**WRITTEN EXERCISE:**
Filter the lines below, copying only those with the string "this".
** Begin MATERIAL SHOWN **
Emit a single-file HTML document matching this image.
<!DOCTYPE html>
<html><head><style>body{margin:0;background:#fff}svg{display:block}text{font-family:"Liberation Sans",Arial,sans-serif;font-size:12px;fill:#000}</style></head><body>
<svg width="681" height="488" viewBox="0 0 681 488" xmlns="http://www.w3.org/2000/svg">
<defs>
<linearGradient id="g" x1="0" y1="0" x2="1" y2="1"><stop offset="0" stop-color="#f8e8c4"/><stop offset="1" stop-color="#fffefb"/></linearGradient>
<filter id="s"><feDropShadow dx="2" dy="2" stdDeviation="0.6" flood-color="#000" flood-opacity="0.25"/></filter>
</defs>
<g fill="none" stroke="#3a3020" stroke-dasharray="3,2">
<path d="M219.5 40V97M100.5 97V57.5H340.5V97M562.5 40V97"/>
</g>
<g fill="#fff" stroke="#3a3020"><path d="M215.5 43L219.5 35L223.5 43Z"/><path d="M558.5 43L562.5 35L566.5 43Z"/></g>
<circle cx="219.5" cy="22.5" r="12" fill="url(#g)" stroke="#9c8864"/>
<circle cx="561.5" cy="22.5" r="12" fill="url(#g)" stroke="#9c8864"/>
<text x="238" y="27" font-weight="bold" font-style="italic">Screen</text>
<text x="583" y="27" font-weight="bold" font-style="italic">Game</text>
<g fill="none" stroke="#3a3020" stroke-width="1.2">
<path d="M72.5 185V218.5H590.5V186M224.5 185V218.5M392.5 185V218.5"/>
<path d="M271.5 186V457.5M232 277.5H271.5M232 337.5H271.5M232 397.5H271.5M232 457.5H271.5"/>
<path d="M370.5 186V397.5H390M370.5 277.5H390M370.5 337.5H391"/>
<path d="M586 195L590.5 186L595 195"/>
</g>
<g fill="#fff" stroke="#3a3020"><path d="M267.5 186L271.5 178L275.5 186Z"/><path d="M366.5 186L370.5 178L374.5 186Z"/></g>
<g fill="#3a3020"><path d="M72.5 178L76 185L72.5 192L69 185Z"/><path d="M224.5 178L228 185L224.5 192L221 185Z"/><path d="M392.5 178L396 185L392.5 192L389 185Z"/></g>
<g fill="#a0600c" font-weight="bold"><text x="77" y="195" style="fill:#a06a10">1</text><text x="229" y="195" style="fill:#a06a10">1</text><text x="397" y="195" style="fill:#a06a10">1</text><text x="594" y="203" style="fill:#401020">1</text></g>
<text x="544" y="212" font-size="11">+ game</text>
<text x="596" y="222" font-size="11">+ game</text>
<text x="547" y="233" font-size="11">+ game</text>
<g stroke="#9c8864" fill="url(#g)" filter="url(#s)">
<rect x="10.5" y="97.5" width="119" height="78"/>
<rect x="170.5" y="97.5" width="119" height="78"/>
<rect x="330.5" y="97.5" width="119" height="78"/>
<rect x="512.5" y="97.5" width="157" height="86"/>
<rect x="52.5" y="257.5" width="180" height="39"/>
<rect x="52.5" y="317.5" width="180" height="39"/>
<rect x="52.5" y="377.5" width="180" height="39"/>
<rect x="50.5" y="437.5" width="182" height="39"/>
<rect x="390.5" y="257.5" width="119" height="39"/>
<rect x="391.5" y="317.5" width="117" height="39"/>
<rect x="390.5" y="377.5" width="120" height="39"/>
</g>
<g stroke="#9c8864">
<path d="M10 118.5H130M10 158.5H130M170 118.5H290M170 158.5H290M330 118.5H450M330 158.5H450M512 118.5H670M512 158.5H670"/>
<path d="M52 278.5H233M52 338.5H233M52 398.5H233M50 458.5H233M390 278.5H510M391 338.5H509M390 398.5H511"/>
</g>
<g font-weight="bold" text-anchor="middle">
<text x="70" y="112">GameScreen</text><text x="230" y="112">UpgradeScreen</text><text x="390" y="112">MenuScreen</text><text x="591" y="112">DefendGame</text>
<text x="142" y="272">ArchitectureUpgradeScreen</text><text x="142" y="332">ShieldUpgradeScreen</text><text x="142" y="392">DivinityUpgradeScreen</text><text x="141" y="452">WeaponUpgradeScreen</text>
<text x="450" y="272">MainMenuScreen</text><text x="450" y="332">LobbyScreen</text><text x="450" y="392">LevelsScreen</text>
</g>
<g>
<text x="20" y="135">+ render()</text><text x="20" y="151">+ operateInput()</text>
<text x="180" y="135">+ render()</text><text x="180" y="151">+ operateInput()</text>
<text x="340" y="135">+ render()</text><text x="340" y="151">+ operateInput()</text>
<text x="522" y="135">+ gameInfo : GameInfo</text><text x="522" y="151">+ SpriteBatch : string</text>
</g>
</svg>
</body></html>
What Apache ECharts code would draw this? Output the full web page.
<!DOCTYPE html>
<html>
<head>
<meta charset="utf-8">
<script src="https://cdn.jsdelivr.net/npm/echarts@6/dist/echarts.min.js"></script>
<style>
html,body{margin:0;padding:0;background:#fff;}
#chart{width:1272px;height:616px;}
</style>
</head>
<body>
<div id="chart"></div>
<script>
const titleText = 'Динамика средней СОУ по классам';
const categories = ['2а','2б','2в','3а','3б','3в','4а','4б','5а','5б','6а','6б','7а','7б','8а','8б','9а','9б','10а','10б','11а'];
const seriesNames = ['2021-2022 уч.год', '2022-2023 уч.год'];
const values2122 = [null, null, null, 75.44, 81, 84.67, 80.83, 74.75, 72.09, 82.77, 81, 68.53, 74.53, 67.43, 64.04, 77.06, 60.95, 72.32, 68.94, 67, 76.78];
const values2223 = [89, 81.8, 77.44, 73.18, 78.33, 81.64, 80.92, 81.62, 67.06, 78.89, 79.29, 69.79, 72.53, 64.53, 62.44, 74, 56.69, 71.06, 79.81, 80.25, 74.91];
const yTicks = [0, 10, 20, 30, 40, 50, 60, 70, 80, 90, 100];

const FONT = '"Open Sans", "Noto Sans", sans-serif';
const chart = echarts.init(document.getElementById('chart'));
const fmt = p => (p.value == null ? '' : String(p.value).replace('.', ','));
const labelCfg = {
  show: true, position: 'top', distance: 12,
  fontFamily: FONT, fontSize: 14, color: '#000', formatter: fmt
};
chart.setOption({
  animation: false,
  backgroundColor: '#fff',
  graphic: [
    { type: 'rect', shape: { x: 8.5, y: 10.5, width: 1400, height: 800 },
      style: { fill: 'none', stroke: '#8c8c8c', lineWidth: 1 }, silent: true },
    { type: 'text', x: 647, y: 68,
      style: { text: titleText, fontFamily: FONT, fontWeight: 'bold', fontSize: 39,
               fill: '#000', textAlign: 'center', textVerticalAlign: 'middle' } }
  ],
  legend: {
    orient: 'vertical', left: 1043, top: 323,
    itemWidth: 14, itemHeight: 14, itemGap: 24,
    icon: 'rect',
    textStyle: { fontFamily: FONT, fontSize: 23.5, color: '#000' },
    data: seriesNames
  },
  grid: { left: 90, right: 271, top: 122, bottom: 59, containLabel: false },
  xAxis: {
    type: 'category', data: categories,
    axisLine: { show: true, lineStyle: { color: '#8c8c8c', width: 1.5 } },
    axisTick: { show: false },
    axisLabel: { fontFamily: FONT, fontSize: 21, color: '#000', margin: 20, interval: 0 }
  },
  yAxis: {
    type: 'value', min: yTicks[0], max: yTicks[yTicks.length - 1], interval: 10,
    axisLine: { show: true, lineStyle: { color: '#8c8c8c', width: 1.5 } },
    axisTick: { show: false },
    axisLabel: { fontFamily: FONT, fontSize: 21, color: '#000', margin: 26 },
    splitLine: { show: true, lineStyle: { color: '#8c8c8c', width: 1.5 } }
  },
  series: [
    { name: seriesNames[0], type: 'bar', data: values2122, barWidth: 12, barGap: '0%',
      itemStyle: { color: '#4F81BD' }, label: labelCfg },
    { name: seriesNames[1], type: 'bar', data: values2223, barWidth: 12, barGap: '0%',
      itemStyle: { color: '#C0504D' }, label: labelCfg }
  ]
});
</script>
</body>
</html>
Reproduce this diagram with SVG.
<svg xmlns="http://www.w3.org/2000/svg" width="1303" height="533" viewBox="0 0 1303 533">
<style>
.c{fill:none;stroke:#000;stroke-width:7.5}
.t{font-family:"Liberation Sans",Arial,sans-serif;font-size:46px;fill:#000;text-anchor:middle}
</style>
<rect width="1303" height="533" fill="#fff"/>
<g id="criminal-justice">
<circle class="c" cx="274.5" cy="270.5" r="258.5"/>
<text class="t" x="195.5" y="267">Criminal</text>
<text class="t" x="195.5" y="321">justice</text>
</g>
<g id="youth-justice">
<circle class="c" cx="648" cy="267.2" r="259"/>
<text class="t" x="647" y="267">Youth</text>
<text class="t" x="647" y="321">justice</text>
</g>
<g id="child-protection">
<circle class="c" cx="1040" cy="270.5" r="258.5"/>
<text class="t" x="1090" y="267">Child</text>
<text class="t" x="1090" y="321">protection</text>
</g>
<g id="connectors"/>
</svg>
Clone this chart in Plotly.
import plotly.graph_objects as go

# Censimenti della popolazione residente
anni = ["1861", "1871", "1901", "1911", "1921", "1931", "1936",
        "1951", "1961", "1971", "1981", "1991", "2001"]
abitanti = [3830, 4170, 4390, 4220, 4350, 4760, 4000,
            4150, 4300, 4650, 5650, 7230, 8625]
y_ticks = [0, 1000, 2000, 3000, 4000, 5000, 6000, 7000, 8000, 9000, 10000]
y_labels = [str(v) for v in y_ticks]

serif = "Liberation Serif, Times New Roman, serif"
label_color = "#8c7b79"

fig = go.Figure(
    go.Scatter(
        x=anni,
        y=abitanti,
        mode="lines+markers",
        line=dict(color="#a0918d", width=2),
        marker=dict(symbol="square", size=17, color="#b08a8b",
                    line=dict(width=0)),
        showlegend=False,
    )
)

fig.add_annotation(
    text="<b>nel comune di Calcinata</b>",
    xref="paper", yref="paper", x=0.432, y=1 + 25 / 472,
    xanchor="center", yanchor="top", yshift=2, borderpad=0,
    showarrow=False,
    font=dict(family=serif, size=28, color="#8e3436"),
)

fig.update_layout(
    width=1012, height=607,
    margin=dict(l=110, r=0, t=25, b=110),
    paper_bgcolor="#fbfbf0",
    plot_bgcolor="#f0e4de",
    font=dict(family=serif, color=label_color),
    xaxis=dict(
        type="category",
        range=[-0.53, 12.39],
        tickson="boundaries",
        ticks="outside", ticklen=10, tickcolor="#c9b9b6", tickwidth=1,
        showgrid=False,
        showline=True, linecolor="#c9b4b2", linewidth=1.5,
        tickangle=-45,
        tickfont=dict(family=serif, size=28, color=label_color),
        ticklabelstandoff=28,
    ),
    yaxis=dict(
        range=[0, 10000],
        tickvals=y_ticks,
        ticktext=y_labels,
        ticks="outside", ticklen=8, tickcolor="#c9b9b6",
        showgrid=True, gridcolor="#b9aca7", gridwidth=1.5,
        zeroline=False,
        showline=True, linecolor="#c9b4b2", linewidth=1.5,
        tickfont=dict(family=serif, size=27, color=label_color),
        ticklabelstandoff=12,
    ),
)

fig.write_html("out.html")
** End MATERIAL SHOWN **
**COMPLETED TASK:**
Emit a single-file HTML document matching this image.
What Apache ECharts code would draw this? Output the full web page.
Reproduce this diagram with SVG.
Clone this chart in Plotly.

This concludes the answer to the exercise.